Change from 2.6 to 2.55bpw
Firstly thanks for all the exl2 conversions.
But can I ask why you dropped output from your regular 2.6 to 2.55bpw?
The difference may well be insignificant, but I always found 2.6bpw to be a sweet spot on my setup (28GB Vram).
Mixed messages from folks requesting different bpw. I believe 2.55 was enough to get some folks extra context length. 2.6 was originally selected as that was what Turboderp said would fit in a single 24GB VRAM card. I can switch back to 2.6.
If more people are requesting 2.55bpw, then stick with it. Though I would think that 2.4 is a better fit for those with 24GB VRAM, depending on what other programs they have open that are using VRAM.
Whatever you decide I'm very grateful for your quants.

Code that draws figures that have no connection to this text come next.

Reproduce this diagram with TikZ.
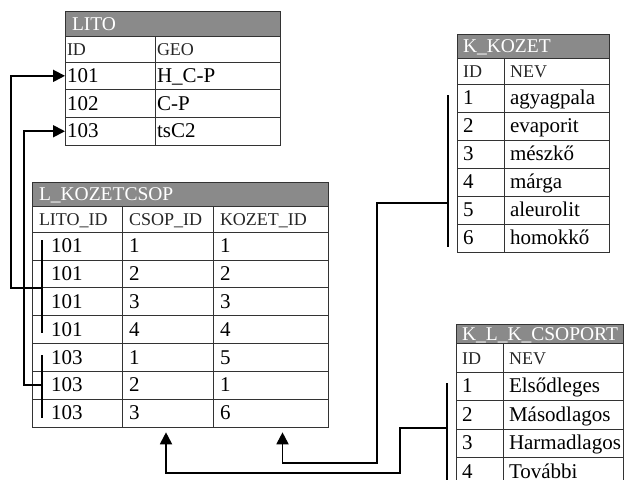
\documentclass[tikz,border=0pt]{standalone}
\usepackage{fontspec}
\setmainfont{Liberation Serif}
\usetikzlibrary{positioning, arrows.meta}

\definecolor{hdrgray}{RGB}{138,138,138}

\tikzset{
  cell/.style={draw=black!80, line width=0.8pt, anchor=north west, outer sep=0pt,
    inner xsep=2pt, inner ysep=0pt, align=left, text height=14pt, text depth=1pt,
    font=\fontsize{21}{23}\selectfont},
  hdr/.style={cell, fill=hdrgray, text=white, font=\fontsize{19.5}{21}\selectfont},
  colhd/.style={cell, text=black!85, font=\fontsize{18}{20}\selectfont},
  link/.style={line width=1.8pt},
  bar/.style={line width=1.6pt},
}

\begin{document}
\begin{tikzpicture}[x=1pt, y=-1pt, >={Triangle[length=12pt,width=12pt]}]
  \useasboundingbox (0,0) rectangle (626,479);
  \clip (0,0) rectangle (626,479);

  % Table LITO
  \node[hdr, inner xsep=7pt, text width=201pt, minimum height=25pt] (lito-0-a) at (65,11) {LITO};
  \node[colhd, text width=86pt, minimum height=26pt] (lito-1-a) at (lito-0-a.south west) {ID};
  \node[colhd, text width=121pt, minimum height=26pt] (lito-1-b) at (lito-1-a.north east) {GEO};
  \foreach \a/\b [count=\i from 2, remember=\i as \j (initially 1)] in {101/H\_C-P, 102/C-P, 103/tsC2} {
    \node[cell, text width=86pt, minimum height=27.7pt] (lito-\i-a) at (lito-\j-a.south west) {\a};
    \node[cell, text width=121pt, minimum height=27.7pt] (lito-\i-b) at (lito-\i-a.north east) {\b};
  }

  % Table K_KOZET
  \node[hdr, inner xsep=6pt, text width=140pt, minimum height=24pt] (kk-0-a) at (457,34) {K\_KOZET};
  \node[colhd, inner xsep=6pt, text width=35pt, minimum height=26pt] (kk-1-a) at (kk-0-a.south west) {ID};
  \node[colhd, inner xsep=6pt, text width=93pt, minimum height=26pt] (kk-1-b) at (kk-1-a.north east) {NEV};
  \foreach \a/\b [count=\i from 2, remember=\i as \j (initially 1)] in {1/agyagpala, 2/evaporit, 3/mészkő, 4/márga, 5/aleurolit, 6/homokkő} {
    \node[cell, inner xsep=6pt, text width=35pt, minimum height=28pt] (kk-\i-a) at (kk-\j-a.south west) {\a};
    \node[cell, inner xsep=6pt, text width=93pt, minimum height=28pt] (kk-\i-b) at (kk-\i-a.north east) {\b};
  }

  % Table L_KOZETCSOP
  \node[hdr, inner xsep=7pt, text width=282pt, minimum height=24pt] (lk-0-a) at (32,182) {L\_KOZETCSOP};
  \node[colhd, inner xsep=7pt, text width=76pt, minimum height=26pt] (lk-1-a) at (lk-0-a.south west) {LITO\_ID};
  \node[colhd, inner xsep=7pt, text width=77pt, minimum height=26pt] (lk-1-b) at (lk-1-a.north east) {CSOP\_ID};
  \node[colhd, inner xsep=7pt, text width=101pt, minimum height=26pt] (lk-1-c) at (lk-1-b.north east) {KOZET\_ID};
  \foreach \a/\b/\c [count=\i from 2, remember=\i as \j (initially 1)] in {101/1/1, 101/2/2, 101/3/3, 101/4/4, 103/1/5, 103/2/1, 103/3/6} {
    \node[cell, inner xsep=7pt, text width=76pt, minimum height=27.9pt] (lk-\i-a) at (lk-\j-a.south west) {\hspace*{12pt}\a};
    \node[cell, inner xsep=7pt, text width=77pt, minimum height=27.9pt] (lk-\i-b) at (lk-\i-a.north east) {\b};
    \node[cell, inner xsep=7pt, text width=101pt, minimum height=27.9pt] (lk-\i-c) at (lk-\i-b.north east) {\c};
  }

  % Table K_L_K_CSOPORT
  \node[hdr, inner xsep=6pt, text width=155pt, minimum height=19pt] (kl-0-a) at (456,324) {K\_L\_K\_CSOPORT};
  \node[colhd, inner xsep=6pt, text width=35pt, minimum height=29pt] (kl-1-a) at (kl-0-a.south west) {ID};
  \node[colhd, inner xsep=6pt, text width=108pt, minimum height=29pt] (kl-1-b) at (kl-1-a.north east) {NEV};
  \foreach \a/\b [count=\i from 2, remember=\i as \j (initially 1)] in {1/Elsődleges, 2/Másodlagos, 3/Harmadlagos, 4/További} {
    \node[cell, inner xsep=6pt, text width=35pt, minimum height=28.5pt] (kl-\i-a) at (kl-\j-a.south west) {\a};
    \node[cell, inner xsep=6pt, text width=108pt, minimum height=28.5pt] (kl-\i-b) at (kl-\i-a.north east) {\b};
  }

  % Bars on the referencing rows
  \coordinate (lk-b1-top) at (42,240);
  \coordinate (lk-b1-mid) at (42,288);
  \coordinate (lk-b1-bot) at (42,333);
  \coordinate (lk-b2-top) at (42,355);
  \coordinate (lk-b2-mid) at (42,385);
  \coordinate (lk-b2-bot) at (42,418);
  \coordinate (kk-bar-top) at (448,95);
  \coordinate (kk-bar-mid) at (448,203);
  \coordinate (kk-bar-bot) at (448,247);
  \coordinate (kl-bar-top) at (447,383);
  \coordinate (kl-bar-mid) at (447,428);
  \coordinate (kl-bar-bot) at (447,490);
  \draw[bar] (lk-b1-top) -- (lk-b1-bot);
  \draw[bar] (lk-b2-top) -- (lk-b2-bot);
  \draw[bar] (kk-bar-top) -- (kk-bar-bot);
  \draw[bar] (kl-bar-top) -- (kl-bar-bot);

  % Arrow ends under L_KOZETCSOP
  \coordinate (csop-in) at ([xshift=-1.5pt, yshift=-5pt]lk-8-b.south);
  \coordinate (kozet-in) at ([xshift=12pt, yshift=-5pt]lk-8-c.south);

  % Connections
  \draw[link, ->] (lk-b1-mid) -- ++(-31,0) |- (lito-2-a.west);
  \draw[link, ->] (lk-b2-mid) -- ++(-18,0) |- (lito-4-a.west);
  \draw[link, ->] (kk-bar-mid) -- ++(-71,0) -- ++(0,260) -| (kozet-in);
  \draw[link, ->] (kl-bar-mid) -- ++(-47,0) -- ++(0,45) -| (csop-in);
\end{tikzpicture}
\end{document}
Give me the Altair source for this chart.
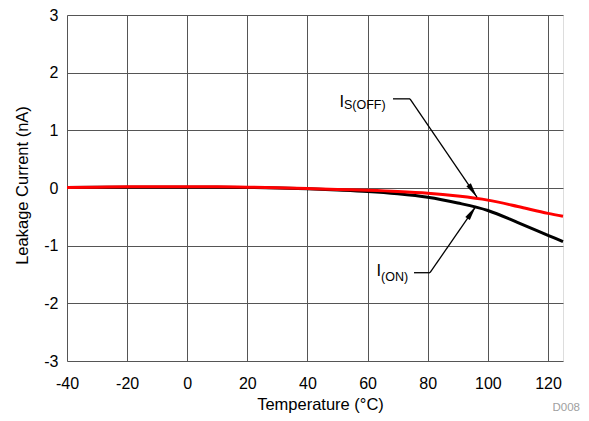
import altair as alt
import pandas as pd

# ---- data ----
temps = [-40, -30, -20, -10, 0, 10, 20, 30, 40, 50, 60, 70, 80, 90, 100, 110, 120, 125]
i_on = [0.01, 0.012, 0.015, 0.015, 0.015, 0.015, 0.01, 0.0, -0.015, -0.035, -0.06,
        -0.1, -0.16, -0.26, -0.39, -0.6, -0.82, -0.93]
is_off = [0.01, 0.015, 0.02, 0.02, 0.02, 0.02, 0.015, 0.005, -0.01, -0.025, -0.04,
          -0.06, -0.09, -0.14, -0.21, -0.32, -0.44, -0.49]
x_ticks = [-40, -20, 0, 20, 40, 60, 80, 100, 120]
y_ticks = [-3, -2, -1, 0, 1, 2, 3]

# annotation anchors (data coordinates)
lead_x = [68.45, 74.1, 75.44, 80.76]
lead_y = [1.546, 1.546, -1.469, -1.469]
tip_x = [96.39, 96.06]
tip_y = [-0.159, -0.313]
head_x = [95.0, 94.66]
head_y = [-0.052, -0.420]
head_angle = [146.0, 34.35]

FONT = "Liberation Sans, Arial, Helvetica, sans-serif"

df_on = pd.DataFrame({"T": temps, "I": i_on})
df_off = pd.DataFrame({"T": temps, "I": is_off})

xs = alt.Scale(domain=[-40, 125], nice=False, zero=False)
ys = alt.Scale(domain=[-3, 3], nice=False, zero=False)

x_enc = alt.X("T:Q", scale=xs, axis=alt.Axis(
    values=x_ticks, title="Temperature (°C)", grid=True, ticks=False, domain=False,
    labelExpr="datum.value + ''",
    labelFontSize=16, labelPadding=14, labelColor="black", labelFont=FONT,
    labelFlush=False,
    titleFontSize=16.5, titleFontWeight="normal", titleColor="black", titleFont=FONT,
    titleX=253, titleY=48.5, titleBaseline="alphabetic", titleAlign="center",
    gridColor="#555", gridWidth=1, gridOpacity=1))
y_enc = alt.Y("I:Q", scale=ys, axis=alt.Axis(
    values=y_ticks, title="Leakage Current (nA)", grid=True, ticks=False, domain=False,
    labelExpr="datum.value + ''",
    labelFontSize=16, labelPadding=9, labelColor="black", labelFont=FONT,
    labelFlush=False,
    titleFontSize=16.5, titleFontWeight="normal", titleColor="black", titleFont=FONT,
    titleX=-40, titleY=170, titleBaseline="alphabetic", titleAlign="center", titleAngle=270,
    gridColor="#555", gridWidth=1, gridOpacity=1))

line_on = alt.Chart(df_on).mark_line(color="black", strokeWidth=3, interpolate="monotone").encode(
    x=x_enc, y=y_enc)
line_off = alt.Chart(df_off).mark_line(color="#ff0000", strokeWidth=3, interpolate="monotone").encode(
    x=alt.X("T:Q", scale=xs), y=alt.Y("I:Q", scale=ys))

# leader lines: horizontal part and diagonal part
seg = pd.DataFrame({
    "x": [lead_x[0], lead_x[1], lead_x[2], lead_x[3]],
    "y": [lead_y[0], lead_y[1], lead_y[2], lead_y[3]],
    "x2": [lead_x[1], tip_x[0], lead_x[3], tip_x[1]],
    "y2": [lead_y[1], tip_y[0], lead_y[3], tip_y[1]],
})
leaders = alt.Chart(seg).mark_rule(color="black", strokeWidth=1.3).encode(
    x=alt.X("x:Q", scale=xs), y=alt.Y("y:Q", scale=ys),
    x2="x2:Q", y2="y2:Q")

heads_df = pd.DataFrame({"x": head_x, "y": head_y, "a": head_angle})
heads = alt.Chart(heads_df).mark_point(
    shape="M0,-1L0.36,1L-0.36,1Z", filled=True, color="black", opacity=1, size=225,
    strokeWidth=0).encode(
    x=alt.X("x:Q", scale=xs), y=alt.Y("y:Q", scale=ys), angle=alt.Angle("a:Q", scale=None))

main_lbl = pd.DataFrame({"x": [50.66, 62.96], "y": [1.403, -1.532], "t": ["I", "I"]})
sub_lbl = pd.DataFrame({"x": [52.15, 64.46], "y": [1.369, -1.618], "t": ["S(OFF)", "(ON)"]})
lbl_main = alt.Chart(main_lbl).mark_text(
    align="left", baseline="alphabetic", fontSize=16.5, font=FONT, color="black").encode(
    x=alt.X("x:Q", scale=xs), y=alt.Y("y:Q", scale=ys), text="t:N")
lbl_sub = alt.Chart(sub_lbl).mark_text(
    align="left", baseline="alphabetic", fontSize=12.5, font=FONT, color="black").encode(
    x=alt.X("x:Q", scale=xs), y=alt.Y("y:Q", scale=ys), text="t:N")

tag = alt.Chart(pd.DataFrame({"t": ["D008"]})).mark_text(
    align="right", baseline="alphabetic", fontSize=11.5, font=FONT, color="#a0a0a0").encode(
    x=alt.value(513), y=alt.value(396), text="t:N")

chart = alt.layer(line_on, line_off, leaders, heads, lbl_main, lbl_sub, tag).properties(
    width=496, height=346,
    autosize=alt.AutoSizeParams(type="none"),
    padding={"left": 59, "top": 7, "right": 18, "bottom": 52},
).configure_view(stroke="black", strokeWidth=3).configure(background="white")

chart.save("out.html", embed_options={"renderer": "svg", "actions": False})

Currently driving the Nous-Capybara-34B-5.0bpw that you posted, and finding it very responsive and coherent. But for some reason Alpaca Instruct is working better than Vicuna via ST frontend.
Anyway take care π
Things are getting even a bit more complicated. If you enable the cache_8bit
option for the ExLlamav2 loader, you can fit even more bits; supposedly only trading speed of inference for more VRAM space (no degradation of quality):
We may have to do another calibration of what the best bpw settings are again with and without the cache_8bit
option.